Undue influence describes pressure improperly imposed by a third party on the testator of a will through fraud, force, or coercion, with the objective of obtaining a larger share of the testator’s estate. Those applying such pressure may be a relative or friend of the testator, trusted advisor, health care worker, or anyone else who holds a position of power or influence over the testator. Undue influencers often upset a long-established estate plan through which the estate was to be distributed equally among the testator’s natural heirs. The influence exerted must be “undue,” such as coercive or false. Evidence of influence which is positive or based on truth generally will not negate a will. Examples of undue influence include a sibling coercing a parent, through lies and other fraudulent means, to disinherit another sibling; a new friend or acquaintance improperly isolating an elderly person from her family in the last months of her life in order to secure a share the estate; or a caregiver implicitly or explicitly threatening to withhold care unless an estate plan is changed in his favor. To the extent the testator’s estate plan reflects such improper pressures, the estate plan potentially may be negated.
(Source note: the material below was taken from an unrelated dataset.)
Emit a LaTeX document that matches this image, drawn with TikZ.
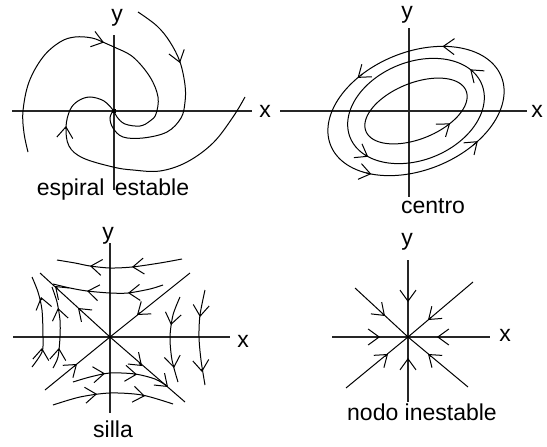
\documentclass[tikz,border=0pt]{standalone}
\usepackage{fontspec}
\setmainfont{Liberation Sans}
\usetikzlibrary{arrows.meta}
\tikzset{
  axis/.style={line width=1.5pt, black!85},
  traj/.style={line width=1pt, black},
  arr/.style={line width=1pt, -{Straight Barb[length=11pt,width=16pt]}},
  lbl/.style={font=\fontsize{23}{27}\selectfont, inner sep=0pt},
}
\newcommand\arh[4]{\draw[arr] ({#1-3*(#3)},{#2-3*(#4)}) -- (#1,#2);}
\newcommand\earh[3]{\draw[arr] ({416+#1*cos(#3-4)*cos(22)-#2*sin(#3-4)*sin(22)},{111-#1*cos(#3-4)*sin(22)-#2*sin(#3-4)*cos(22)}) -- ({416+#1*cos(#3)*cos(22)-#2*sin(#3)*sin(22)},{111-#1*cos(#3)*sin(22)-#2*sin(#3)*cos(22)});}
\newcommand\orbitell[2]{\draw[traj] plot[domain=0:357, samples=120, smooth cycle] ({416+#1*cos(\x)*cos(22)-#2*sin(\x)*sin(22)},{111-#1*cos(\x)*sin(22)-#2*sin(\x)*cos(22)});}
\begin{document}
\begin{tikzpicture}[x=1pt,y=-1pt]
\useasboundingbox (0,0) rectangle (547,447);
% ---------- espiral estable ----------
\draw[axis] (12,111) -- (252,111);
\draw[axis] (114,35) -- (114,190);
\node[lbl] (y1) at (117,18) {y};
\node[lbl] (x1) at (265,111) {x};
\fill (112,109) rectangle (116,113);
\draw[traj] plot[smooth,tension=0.6] coordinates {(28,152) (24,133) (23,111) (29,82) (43,57) (60,42) (75,37) (92,38) (105,43) (114,47) (133,57) (150,77) (158,97) (156,114) (150,121) (140,126) (125,124) (117,117) (114,111)};
\arh{104}{42.5}{1}{0.3}
\draw[traj] plot[smooth,tension=0.6] coordinates {(138,12) (157,26) (170,42) (180,62) (185,85) (185,102) (181,118) (167,132) (143,138) (123,137) (113,128) (110,118) (113,111)};
\arh{180}{63}{0.3}{1}
\draw[traj] plot[smooth,tension=0.6] coordinates {(245,97) (233,117) (213,143) (187,162) (160,171) (133,170) (113,167) (83,158) (69,146) (66,127) (70,110) (78,101) (90,97) (104,101) (113,110)};
\arh{66}{126}{0.1}{-1}
\node[lbl, anchor=base] (t1) at (113,195) {espiral\hspace{4pt} estable};
% ---------- centro ----------
\draw[axis] (280,111) -- (527,111);
\draw[axis] (409,28) -- (409,197);
\node[lbl] (y2) at (407,15) {y};
\node[lbl] (x2) at (537,111) {x};
\orbitell{92}{59}
\orbitell{71}{49}
\orbitell{54}{28}
\earh{92}{59}{58}
\earh{92}{59}{117}
\earh{92}{59}{225}
\earh{92}{59}{300}
\earh{71}{49}{22}
\earh{71}{49}{210}
\earh{54}{28}{300}
\node[lbl, anchor=base] (t2) at (433,213) {centro};
% ---------- silla ----------
\draw[axis] (13,337) -- (230,337);
\draw[axis] (110,243) -- (110,413);
\node[lbl] (y3) at (108,236) {y};
\node[lbl] (x3) at (243,341) {x};
\draw[traj] (40,273) -- (110,337) -- (185,402);
\draw[traj] (45,390) -- (110,337) -- (190,273);
\arh{55}{286}{-1}{-0.9}
\arh{78}{308}{-1}{-0.9}
\arh{142}{366}{1}{0.9}
\arh{168}{387}{1}{0.9}
\arh{77}{364}{1}{-0.82}
\arh{137}{315}{-1}{0.8}
\draw[traj] plot[smooth] coordinates {(57,260) (75,263) (90,266) (110,268) (132,267) (160,263) (182,259)};
\arh{90}{266}{-1}{-0.12}
\arh{132}{267}{-1}{0.08}
\draw[traj] plot[smooth] coordinates {(53,284) (70,288) (87,291) (110,293) (128,293) (150,289) (163,285)};
\arh{87}{291}{-1}{-0.15}
\arh{128}{293}{-1}{0.05}
\draw[traj] plot[smooth] coordinates {(32,277) (38,292) (42,310) (43,337) (42,352) (32,367)};
\arh{41}{297}{-0.25}{-1}
\arh{42}{348}{0.1}{-1}
\draw[traj] plot[smooth] coordinates {(52,287) (57,302) (60,320) (60,337) (58,357) (53,368)};
\arh{58}{308}{-0.2}{-1}
\arh{59}{348}{0.1}{-1}
\draw[traj] plot[smooth] coordinates {(180,297) (173,315) (170,337) (172,360) (178,382)};
\arh{171}{325}{-0.2}{1}
\arh{174}{368}{0.15}{1}
\draw[traj] plot[smooth] coordinates {(205,290) (200,315) (199,337) (201,360) (205,385)};
\arh{200}{317}{-0.1}{1}
\arh{202}{372}{0.1}{1}
\draw[traj] plot[smooth] coordinates {(73,382) (90,377) (110,373) (135,374) (155,379) (167,386)};
\arh{105}{373.5}{1}{-0.1}
\arh{137}{374.5}{1}{0.1}
\draw[traj] plot[smooth] coordinates {(53,405) (80,397) (110,393) (142,395) (173,404)};
\arh{97}{394}{1}{-0.1}
\arh{145}{396}{1}{0.15}
\node[lbl, anchor=base] (t3) at (113,437) {silla};
% ---------- nodo inestable ----------
\draw[axis] (332,337) -- (490,337);
\draw[axis] (408,260) -- (408,402);
\node[lbl] (y4) at (407,242) {y};
\node[lbl] (x4) at (505,335) {x};
\draw[traj] (355,288) -- (408,337) -- (468,387);
\draw[traj] (473,282) -- (408,337) -- (346,388);
\arh{408}{302}{0}{1}
\arh{380}{337}{1}{0}
\arh{437}{337}{-1}{0}
\arh{408}{358}{0}{-1}
\arh{385}{316}{1}{0.92}
\arh{428}{320}{-1}{0.85}
\arh{388}{354}{1}{-0.82}
\arh{428}{354}{-1}{-0.83}
\node[lbl, anchor=base] (t4) at (422,420) {nodo inestable};
\end{tikzpicture}
\end{document}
Tortious Interference with Inheritance
Tortious interference with inheritance describes a legal challenge based on undue influence or fraud when the estate planning instrument is other than a will. For example, a tortious interference with inheritance claim may be brought when no will was written or a will was revoked as a result of undue influence or coercion; it can also be used to challenge improper beneficiary designations.
While the common term for such challenges is a “will contest,” they are not limited to wills. These challenges may also be brought to negate certain aspects of other estate planning documents, such as trusts, marital property agreements, beneficiary designations, pay on death accounts, or even to challenge the absence of a will.
How are attorneys paid in will contests?
Fee arrangements are made on a case-by-case basis and can be on an hourly, contingency, or blended fee basis. An hourly fee is determined by multiplying an attorney’s hourly rate by the number of hours the attorney worked on the case. Hourly rates differ among attorneys based on levels of qualification and experience. Contingency fees are usually paid as a percentage of the gross amount recovered for the client. Blended fees are a combination of a reduced hourly fee and a contingency fee. In most cases, the client is required to provide a cost retainer, to pay for costs such as deposition transcripts, service of process, investigative fees, etc.
Wisconsin law provides that certain attorney’s fees and costs can be paid from a probate estate, if expended in a successful will contest or otherwise to the benefit of the estate.